This itch, this cloying dry mouth, I relinquish my need for water and say it may rest there. What lies at the bottom of the dark. Jan Clausen’s poem, “Waking at the bottom of the dark”–how she described the deepest deep of a northwest winter, how we get to experience the very bottom of the year. Without a parade of mercy, just the raw facts of it: dark defined as absence of light, which is really sort of a slanted position to begin with, like Freud and his diagnosis of penis envy. We all know from the outset what’s preferred, privileged, what’s given highest value. But I say this narrow prescription of generalized preference, it may rest there: a cancerous mole, one I watch with wonder and fascination, one I slyly coax into showing me its colors, not letting on that in so doing, it’s revealing its pendulous and precarious existence. Showing me its weaknesses. For under the radiation/radiance of my synesthesia, its weakness is uncovered.
What I mean to say is, what if light was defined as absence of dark? An ugly crispness, without shadow, false cheer, shellac and ambrosia, the myth of panacea. What if the dark pockets of worm-soil were the riches we craved, our skin longing for mud, clay beneath our breath blooming into vessels for the outpouring–the dark in which our roots can fully flex, unscorched by the sun, delicate in their curlings.
It may rest there, the dark.
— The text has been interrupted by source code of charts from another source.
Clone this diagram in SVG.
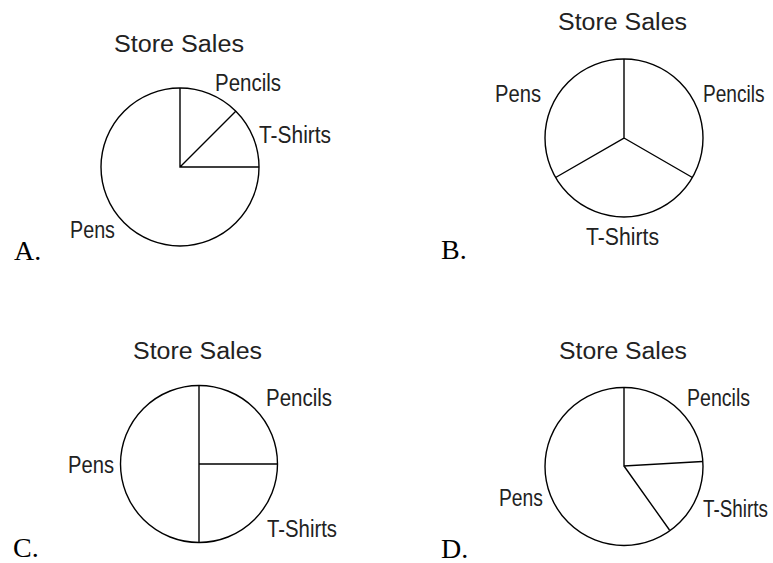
<svg xmlns="http://www.w3.org/2000/svg" width="773" height="563" viewBox="0 0 773 563">
<style>
.pie{fill:none;stroke:#000;stroke-width:1.4}
.lbl{font-family:"Liberation Sans",Arial,sans-serif;font-size:23px;fill:#222}
.opt{font-family:"Liberation Serif","Times New Roman",serif;font-size:28px;fill:#000}
</style>
<rect width="773" height="563" fill="#fff"/>
<g id="chartA">
<text class="lbl" x="114" y="52" textLength="130" lengthAdjust="spacingAndGlyphs">Store Sales</text>
<circle class="pie" cx="180" cy="167" r="79"/>
<path class="pie" d="M180 88 V167 H259 M180 167 L236 111"/>
<text class="lbl" x="215" y="91" textLength="66" lengthAdjust="spacingAndGlyphs">Pencils</text>
<text class="lbl" x="259" y="143" textLength="72" lengthAdjust="spacingAndGlyphs">T-Shirts</text>
<text class="lbl" x="70" y="238" textLength="45" lengthAdjust="spacingAndGlyphs">Pens</text>
<text class="opt" x="14" y="260">A.</text>
</g>
<g id="chartB">
<text class="lbl" x="558" y="30" textLength="129" lengthAdjust="spacingAndGlyphs">Store Sales</text>
<circle class="pie" cx="624" cy="138" r="79"/>
<path class="pie" d="M624 59 V138 L555.6 177.5 M624 138 L692.4 177.5"/>
<text class="lbl" x="495" y="102" textLength="46" lengthAdjust="spacingAndGlyphs">Pens</text>
<text class="lbl" transform="translate(703 102) scale(0.83 1)">Pencils</text>
<text class="lbl" x="586" y="245" textLength="73" lengthAdjust="spacingAndGlyphs">T-Shirts</text>
<text class="opt" x="441" y="259">B.</text>
</g>
<g id="chartC">
<text class="lbl" x="133" y="359" textLength="129" lengthAdjust="spacingAndGlyphs">Store Sales</text>
<circle class="pie" cx="199" cy="464" r="78.5"/>
<path class="pie" d="M199 385 V543 M199 464 H277.5"/>
<text class="lbl" x="266" y="406" textLength="66" lengthAdjust="spacingAndGlyphs">Pencils</text>
<text class="lbl" x="68" y="473" textLength="46" lengthAdjust="spacingAndGlyphs">Pens</text>
<text class="lbl" x="267" y="537" textLength="70" lengthAdjust="spacingAndGlyphs">T-Shirts</text>
<text class="opt" x="13" y="557">C.</text>
</g>
<g id="chartD">
<text class="lbl" x="559" y="359" textLength="128" lengthAdjust="spacingAndGlyphs">Store Sales</text>
<circle class="pie" cx="624" cy="466.5" r="79"/>
<path class="pie" d="M624 387.5 V466 L702.5 461.5 M624 466 L669.5 530"/>
<text class="lbl" x="687" y="406" textLength="63" lengthAdjust="spacingAndGlyphs">Pencils</text>
<text class="lbl" x="499" y="506" textLength="44" lengthAdjust="spacingAndGlyphs">Pens</text>
<text class="lbl" transform="translate(703 517) scale(0.82 1)">T-Shirts</text>
<text class="opt" x="441" y="558">D.</text>
</g>
</svg>
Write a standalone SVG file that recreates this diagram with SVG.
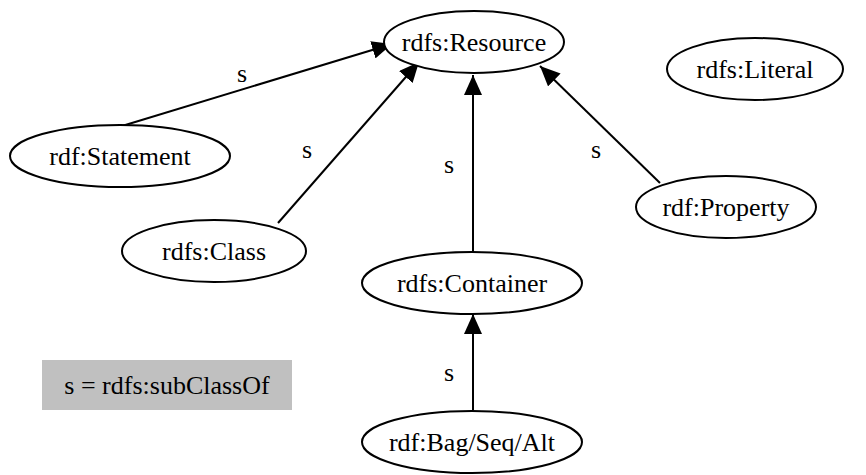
<svg xmlns="http://www.w3.org/2000/svg" width="866" height="475" viewBox="0 0 866 475">
  <style>
    .node ellipse { fill: #ffffff; stroke: #000000; stroke-width: 2; }
    text { font-family: "Liberation Serif", "Times New Roman", serif; font-size: 26px; fill: #000000; text-anchor: middle; }
    .edge line { stroke: #000000; stroke-width: 2; }
  </style>
  <defs>
    <marker id="arrow" viewBox="0 0 20 18" refX="20" refY="9" markerWidth="20" markerHeight="18" markerUnits="userSpaceOnUse" orient="auto">
      <polygon points="0,0 20,9 0,18" fill="#000000"/>
    </marker>
  </defs>
  <rect width="866" height="475" fill="#ffffff"/>

  <!-- subClassOf connectors -->
  <g id="edges" class="edge">
    <line x1="122" y1="126" x2="392" y2="44" marker-end="url(#arrow)"/>
    <line x1="278" y1="223" x2="419" y2="62" marker-end="url(#arrow)"/>
    <line x1="473" y1="252" x2="473" y2="75" marker-end="url(#arrow)"/>
    <line x1="660" y1="183" x2="540" y2="66" marker-end="url(#arrow)"/>
    <line x1="473" y1="410" x2="473" y2="314" marker-end="url(#arrow)"/>
    <text x="242" y="82">s</text>
    <text x="307" y="158">s</text>
    <text x="449" y="173">s</text>
    <text x="596" y="158">s</text>
    <text x="449" y="381">s</text>
  </g>

  <g id="resource" class="node">
    <ellipse cx="474" cy="42" rx="90" ry="31"/>
    <text x="474" y="51">rdfs:Resource</text>
  </g>
  <g id="literal" class="node">
    <ellipse cx="755" cy="69" rx="88" ry="31"/>
    <text x="755" y="78">rdfs:Literal</text>
  </g>
  <g id="statement" class="node">
    <ellipse cx="120" cy="156" rx="110" ry="31"/>
    <text x="120" y="165">rdf:Statement</text>
  </g>
  <g id="class" class="node">
    <ellipse cx="214" cy="251" rx="92" ry="31"/>
    <text x="214" y="260">rdfs:Class</text>
  </g>
  <g id="property" class="node">
    <ellipse cx="726" cy="207" rx="90" ry="31"/>
    <text x="726" y="216">rdf:Property</text>
  </g>
  <g id="container" class="node">
    <ellipse cx="472" cy="283" rx="110" ry="31"/>
    <text x="472" y="292">rdfs:Container</text>
  </g>
  <g id="bag" class="node">
    <ellipse cx="472" cy="442" rx="110" ry="31"/>
    <text x="472" y="451">rdf:Bag/Seq/Alt</text>
  </g>

  <g id="legend">
    <rect x="42" y="360" width="250" height="50" fill="#c0c0c0"/>
    <text x="167" y="394">s = rdfs:subClassOf</text>
  </g>
</svg>
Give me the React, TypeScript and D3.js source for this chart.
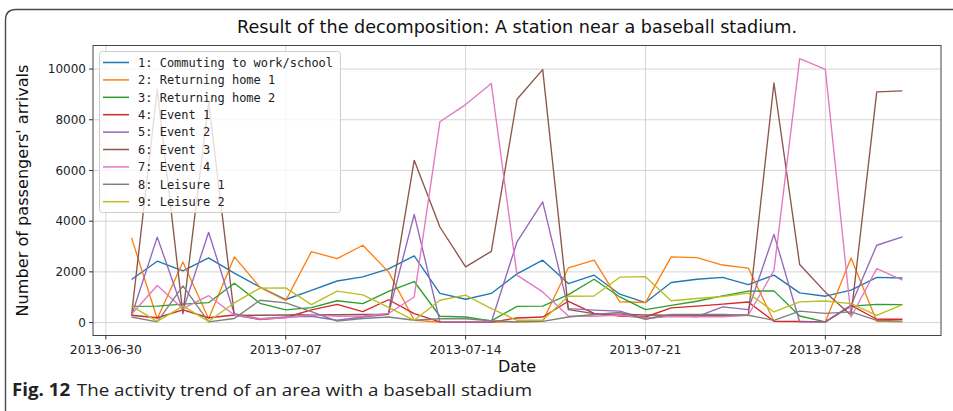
import React from "react";
import * as d3 from "d3";

// Daily passenger arrivals per decomposed component, 2013-07-01 .. 2013-07-31
const startDay = new Date(2013, 6, 1);
const dayCount = 31;

const commuting = [1700, 2420, 2040, 2550, 1950, 1400, 910, 1270, 1640, 1800, 2120, 2630, 1150, 920, 1150, 1920, 2460, 1540, 1870, 1120, 790, 1580, 1710, 1780, 1500, 1870, 1170, 1040, 1280, 1780, 1760];
const returningHome1 = [3340, 150, 2390, 150, 2590, 1390, 870, 2800, 2520, 3050, 2000, 90, 20, 10, 10, 30, 50, 2160, 2460, 820, 790, 2590, 2560, 2270, 2150, 50, 30, 30, 2550, 50, 30];
const returningHome2 = [640, 650, 730, 785, 1550, 760, 500, 590, 860, 745, 1230, 1620, 250, 220, 70, 640, 650, 1100, 1710, 1010, 510, 680, 840, 1050, 1240, 1250, 260, 30, 650, 720, 710];
const event1 = [290, 190, 500, 190, 300, 120, 200, 500, 720, 430, 900, 350, 30, 20, 20, 180, 220, 840, 360, 260, 220, 580, 650, 730, 810, 50, 50, 30, 680, 130, 130];
const event2 = [270, 3370, 480, 3560, 350, 150, 220, 250, 90, 220, 330, 4270, 30, 20, 20, 3180, 4760, 550, 490, 450, 150, 290, 230, 620, 510, 3480, 30, 30, 680, 3050, 3380];
const event3 = [290, 9200, 350, 8700, 280, 290, 300, 310, 310, 320, 330, 6400, 3770, 2200, 2810, 8810, 9980, 510, 350, 330, 300, 290, 290, 290, 290, 9450, 2290, 1200, 290, 9100, 9140];
const event4 = [330, 1460, 550, 1060, 300, 140, 190, 320, 250, 260, 360, 1010, 7920, 8600, 9430, 1870, 1210, 260, 250, 300, 180, 240, 230, 230, 290, 2060, 10410, 9990, 220, 2130, 1670];
const leisure1 = [220, 30, 1450, 30, 160, 880, 780, 430, 60, 160, 220, 90, 150, 150, 70, 30, 50, 220, 320, 400, 130, 320, 320, 320, 290, 90, 450, 360, 420, 90, 60];
const leisure2 = [650, 50, 650, 50, 780, 1360, 1370, 710, 1240, 1090, 600, 90, 880, 1080, 550, 90, 90, 1040, 1050, 1790, 1810, 860, 950, 1030, 1160, 420, 815, 850, 750, 280, 710];

const seriesLabels = [
  "1: Commuting to work/school",
  "2: Returning home 1",
  "3: Returning home 2",
  "4: Event 1",
  "5: Event 2",
  "6: Event 3",
  "7: Event 4",
  "8: Leisure 1",
  "9: Leisure 2",
];
const seriesValues = [commuting, returningHome1, returningHome2, event1, event2, event3, event4, leisure1, leisure2];
const seriesColors = ["#1f77b4", "#ff7f0e", "#2ca02c", "#d62728", "#9467bd", "#8c564b", "#e377c2", "#7f7f7f", "#bcbd22"];

const xTickDates = ["2013-06-30", "2013-07-07", "2013-07-14", "2013-07-21", "2013-07-28"];
const yTickValues = [0, 2000, 4000, 6000, 8000, 10000];

const titleText = "Result of the decomposition: A station near a baseball stadium.";
const xLabel = "Date";
const yLabel = "Number of passengers' arrivals";
const captionBold = "Fig. 12";
const captionText = "The activity trend of an area with a baseball stadium";

const W = 953;
const H = 411;
const plot = { left: 93, right: 941, top: 45.5, bottom: 335.5 };

function parseDay(s: string) {
  const [y, m, d] = s.split("-").map(Number);
  return new Date(y, m - 1, d);
}

export default function App() {
  const days = d3.range(dayCount).map((i) => d3.timeDay.offset(startDay, i));
  const first = days[0];
  const last = days[days.length - 1];
  const pad = (last.getTime() - first.getTime()) * 0.05;

  const x = d3
    .scaleTime()
    .domain([new Date(first.getTime() - pad), new Date(last.getTime() + pad)])
    .range([plot.left, plot.right]);

  const allVals = seriesValues.flat();
  const yMin = d3.min(allVals) as number;
  const yMax = d3.max(allVals) as number;
  const yPad = (yMax - yMin) * 0.05;
  const y = d3.scaleLinear().domain([yMin - yPad, yMax + yPad]).range([plot.bottom, plot.top]);

  const line = d3
    .line<number>()
    .x((_, i) => x(days[i]))
    .y((v) => y(v));

  const legend = { x: 99.5, y: 51.5, w: 241, h: 161, rowH: 17.4, firstRow: 62.5 };
  const sans = "'DejaVu Sans', sans-serif";

  return (
    <svg width={W} height={H} style={{ position: "absolute", left: 0, top: 0, background: "#fff" }}>
      <rect width={W} height={H} fill="#fff" />
      {/* outer figure frame */}
      <path d="M5.5,412 L5.5,20 Q5.5,9.5 16,9.5 L960,9.5" fill="none" stroke="#4a4a4a" strokeWidth={1.4} />

      {/* title */}
      <text x={(plot.left + plot.right) / 2} y={33} textAnchor="middle" fontFamily={sans} fontSize={17}
        textLength={560} lengthAdjust="spacingAndGlyphs" fill="#111">
        {titleText}
      </text>

      {/* grid */}
      <g stroke="#d0d0d0" strokeWidth={0.9}>
        {xTickDates.map((t) => (
          <line key={t} x1={x(parseDay(t))} x2={x(parseDay(t))} y1={plot.top} y2={plot.bottom} />
        ))}
        {yTickValues.map((v) => (
          <line key={v} x1={plot.left} x2={plot.right} y1={y(v)} y2={y(v)} />
        ))}
      </g>

      {/* series */}
      <g fill="none" strokeWidth={1.35} strokeLinejoin="round">
        {seriesValues.map((vals, i) => (
          <path key={i} d={line(vals) || ""} stroke={seriesColors[i]} />
        ))}
      </g>

      {/* axes frame */}
      <rect x={plot.left} y={plot.top} width={plot.right - plot.left} height={plot.bottom - plot.top}
        fill="none" stroke="#444" strokeWidth={1} />

      {/* x ticks */}
      <g fontFamily={sans} fontSize={12.5} fill="#222">
        {xTickDates.map((t) => {
          const px = x(parseDay(t));
          return (
            <g key={t}>
              <line x1={px} x2={px} y1={plot.bottom} y2={plot.bottom + 4} stroke="#333" />
              <text x={px} y={plot.bottom + 18} textAnchor="middle" textLength={72} lengthAdjust="spacingAndGlyphs">
                {t}
              </text>
            </g>
          );
        })}
      </g>

      {/* y ticks */}
      <g fontFamily={sans} fontSize={12} fill="#222">
        {yTickValues.map((v) => (
          <g key={v}>
            <line x1={plot.left - 4} x2={plot.left} y1={y(v)} y2={y(v)} stroke="#333" />
            <text x={plot.left - 7} y={y(v) + 4.3} textAnchor="end">
              {v}
            </text>
          </g>
        ))}
      </g>

      {/* axis labels */}
      <text x={(plot.left + plot.right) / 2} y={372} textAnchor="middle" fontFamily={sans} fontSize={16} fill="#111">
        {xLabel}
      </text>
      <text transform={`translate(28,${(plot.top + plot.bottom) / 2}) rotate(-90)`} textAnchor="middle"
        fontFamily={sans} fontSize={15.5} fill="#111" textLength={252} lengthAdjust="spacingAndGlyphs">
        {yLabel}
      </text>

      {/* legend */}
      <g>
        <rect x={legend.x} y={legend.y} width={legend.w} height={legend.h} rx={3}
          fill="#fff" fillOpacity={0.8} stroke="#cccccc" strokeWidth={1} />
        {seriesLabels.map((lab, i) => {
          const ry = legend.firstRow + i * legend.rowH;
          return (
            <g key={lab}>
              <line x1={103} x2={129} y1={ry} y2={ry} stroke={seriesColors[i]} strokeWidth={1.5} />
              <text x={138} y={ry + 4.3} fontFamily="'DejaVu Sans Mono', monospace" fontSize={12} fill="#222">
                {lab}
              </text>
            </g>
          );
        })}
      </g>

      {/* caption */}
      <text x={12} y={396} fontFamily="'Open Sans', sans-serif" fontSize={17} fill="#222"
        textLength={520} lengthAdjust="spacingAndGlyphs">
        <tspan fontWeight="bold">{captionBold}</tspan>
        <tspan dx={6}>{captionText}</tspan>
      </text>
    </svg>
  );
}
I will not nudge or force it into tight tubes of fluorescence. I will sit patiently, wrapped in the trunk of the tree, noting the glow of down-flowing sap, lapping up the sticky, knowing light is tricky in its lack of dense fluidity. Yes, it may rest there. Even these mythologies, winged beasts, gods with names like hammers and fists–the crystal mountain is a lie. It’s the cake of rings around my toes that give evidence of the living. The grime and muck cut with the razor roads of tears.